Verizon Wireless and Skype announced a partnership Feb. 16 that will extend Skype mobile services to Verizon customers with data plans, over the Verizon 3G network.
Beginning in March, the Skype offering will be available to qualifying customers with nine 3G smartphones – the BlackBerry Storm 9530, Storm2 9550, Curve 8330, Curve 8530, 8830 World Edition and Tour 9630, as well as the Motorola Droid, HTC Droid Eris and Motorola Devour – before later extending to other models.
The offering will allow Verizon customers to make and receive unlimited Skype-to-Skype voice calls to any Skype user; call international phone numbers at Skype Out calling rates; send and receive instant messages to other Skype users; and stay continuously connected and clued into friends’ online presence.

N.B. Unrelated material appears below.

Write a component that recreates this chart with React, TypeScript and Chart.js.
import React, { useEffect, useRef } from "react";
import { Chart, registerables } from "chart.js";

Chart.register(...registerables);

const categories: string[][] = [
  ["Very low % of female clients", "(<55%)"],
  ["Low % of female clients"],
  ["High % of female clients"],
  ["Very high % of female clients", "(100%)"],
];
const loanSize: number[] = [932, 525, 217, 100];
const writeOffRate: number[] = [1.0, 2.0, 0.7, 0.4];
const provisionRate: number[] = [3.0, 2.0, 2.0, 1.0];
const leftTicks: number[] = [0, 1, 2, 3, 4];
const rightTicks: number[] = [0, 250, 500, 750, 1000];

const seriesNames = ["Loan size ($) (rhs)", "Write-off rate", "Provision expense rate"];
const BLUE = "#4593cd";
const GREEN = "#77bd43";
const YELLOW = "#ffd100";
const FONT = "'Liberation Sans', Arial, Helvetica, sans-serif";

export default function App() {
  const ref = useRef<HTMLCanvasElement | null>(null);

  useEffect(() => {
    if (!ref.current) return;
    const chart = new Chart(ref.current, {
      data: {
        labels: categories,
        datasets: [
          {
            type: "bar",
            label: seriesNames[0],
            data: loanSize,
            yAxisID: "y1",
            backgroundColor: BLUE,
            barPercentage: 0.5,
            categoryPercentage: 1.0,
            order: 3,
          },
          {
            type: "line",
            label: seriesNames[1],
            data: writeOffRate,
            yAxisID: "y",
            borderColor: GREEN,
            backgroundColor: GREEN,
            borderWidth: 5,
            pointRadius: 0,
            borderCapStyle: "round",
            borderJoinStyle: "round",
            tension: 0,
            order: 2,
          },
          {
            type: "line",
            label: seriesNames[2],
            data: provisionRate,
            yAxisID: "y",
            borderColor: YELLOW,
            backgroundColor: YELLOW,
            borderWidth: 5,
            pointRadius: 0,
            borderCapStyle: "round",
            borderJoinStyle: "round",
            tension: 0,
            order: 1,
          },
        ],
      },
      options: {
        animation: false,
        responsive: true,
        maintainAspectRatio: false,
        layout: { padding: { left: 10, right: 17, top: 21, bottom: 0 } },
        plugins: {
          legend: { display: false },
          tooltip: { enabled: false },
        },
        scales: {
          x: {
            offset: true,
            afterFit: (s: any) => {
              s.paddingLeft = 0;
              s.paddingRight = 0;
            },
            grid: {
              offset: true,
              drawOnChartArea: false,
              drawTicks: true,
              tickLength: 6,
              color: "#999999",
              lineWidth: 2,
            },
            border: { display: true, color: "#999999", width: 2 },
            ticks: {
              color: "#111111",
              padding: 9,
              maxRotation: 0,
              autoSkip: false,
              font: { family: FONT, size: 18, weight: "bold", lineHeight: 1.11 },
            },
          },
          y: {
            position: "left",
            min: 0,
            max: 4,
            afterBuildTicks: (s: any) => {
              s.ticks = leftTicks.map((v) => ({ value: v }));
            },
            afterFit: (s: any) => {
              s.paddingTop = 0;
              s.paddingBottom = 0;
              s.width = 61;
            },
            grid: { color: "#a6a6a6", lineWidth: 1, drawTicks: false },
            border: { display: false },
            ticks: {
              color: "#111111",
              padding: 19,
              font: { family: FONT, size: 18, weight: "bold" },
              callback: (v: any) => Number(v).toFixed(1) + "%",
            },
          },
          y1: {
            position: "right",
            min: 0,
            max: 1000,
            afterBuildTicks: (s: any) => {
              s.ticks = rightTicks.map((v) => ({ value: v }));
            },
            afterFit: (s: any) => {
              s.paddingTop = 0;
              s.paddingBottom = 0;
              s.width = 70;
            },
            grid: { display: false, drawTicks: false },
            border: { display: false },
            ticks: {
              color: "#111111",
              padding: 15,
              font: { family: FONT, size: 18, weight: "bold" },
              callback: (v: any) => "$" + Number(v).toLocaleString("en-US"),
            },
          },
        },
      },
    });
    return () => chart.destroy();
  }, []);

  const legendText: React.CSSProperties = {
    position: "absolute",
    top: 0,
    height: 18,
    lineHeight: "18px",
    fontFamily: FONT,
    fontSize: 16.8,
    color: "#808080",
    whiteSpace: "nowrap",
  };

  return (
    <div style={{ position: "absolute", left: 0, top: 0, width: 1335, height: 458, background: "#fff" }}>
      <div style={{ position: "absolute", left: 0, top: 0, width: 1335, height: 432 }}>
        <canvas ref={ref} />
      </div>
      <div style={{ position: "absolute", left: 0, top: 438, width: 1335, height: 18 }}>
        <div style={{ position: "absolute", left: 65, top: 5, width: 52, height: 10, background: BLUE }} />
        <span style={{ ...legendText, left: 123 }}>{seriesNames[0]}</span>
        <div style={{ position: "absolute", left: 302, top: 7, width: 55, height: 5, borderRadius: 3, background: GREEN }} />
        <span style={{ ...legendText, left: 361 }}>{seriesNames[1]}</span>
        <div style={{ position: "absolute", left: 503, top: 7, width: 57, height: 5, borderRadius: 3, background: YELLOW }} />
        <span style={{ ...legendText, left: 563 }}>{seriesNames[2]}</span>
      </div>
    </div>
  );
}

“Skype mobile … [is] effectively giving customers with smartphones and data plans the option to extend their unlimited calling community to hundreds of millions of Skype users around the globe,” John Stratton, executive vice president and chief marketing officer for Verizon, said in a statement.
Josh Silverman, CEO of Skype, added, “Verizon Wireless will give U.S. consumers the best Skype experience on mobile phones and will truly change the way people call their friends and family internationally.”
On Feb. 5, Skype announced on its Web site that it was close to offering an app that would that let iPhone users place VOIP (voice over IP) calls over 3G networks. The company attributed the delay to waiting until it could offer the “very best audio quality” as well as tools offering feedback about each call, which it plans to offer with “CD-quality sound.”
At the time of the February announcement, Neil Mawston, an analyst with Strategy Analytics, told eWEEK that while many carriers hoped to delay the introduction of mobile Skype, it’s unlikely they could stop it all together.
“For AT&T and other carriers, iPhone Skype will create additional downward pressure on the prices they charge for cellular voice calls,” Mawston said.
Charles King, principal analyst with Pund-IT Research, added that VOIP is only one issue eroding the demand for carriers’ standalone services.
“Many people – particularly younger consumers – are replacing traditional wire line services with cell phones, which has hurt traditional carriers like AT&T but benefitted wireless providers like Verizon,” King told eWEEK.
“Rather than dropping voice calling prices outright, I’m seeing carriers of every sort, along with cable companies, working hard to bundle voice into larger data service packages. In such cases, the actual cost of voice calling – or high-speed Internet access, TV services, etc. – often remains essentially opaque. It’s part of a bigger bundle.”
He said that bundled monthly services are enabling carriers to get the prices they want for the data – even that of VOIP calls – being carried over their networks.
“I think that voice represents a small piece of that pie and an even smaller portion of the strategy behind bundled services,” King said.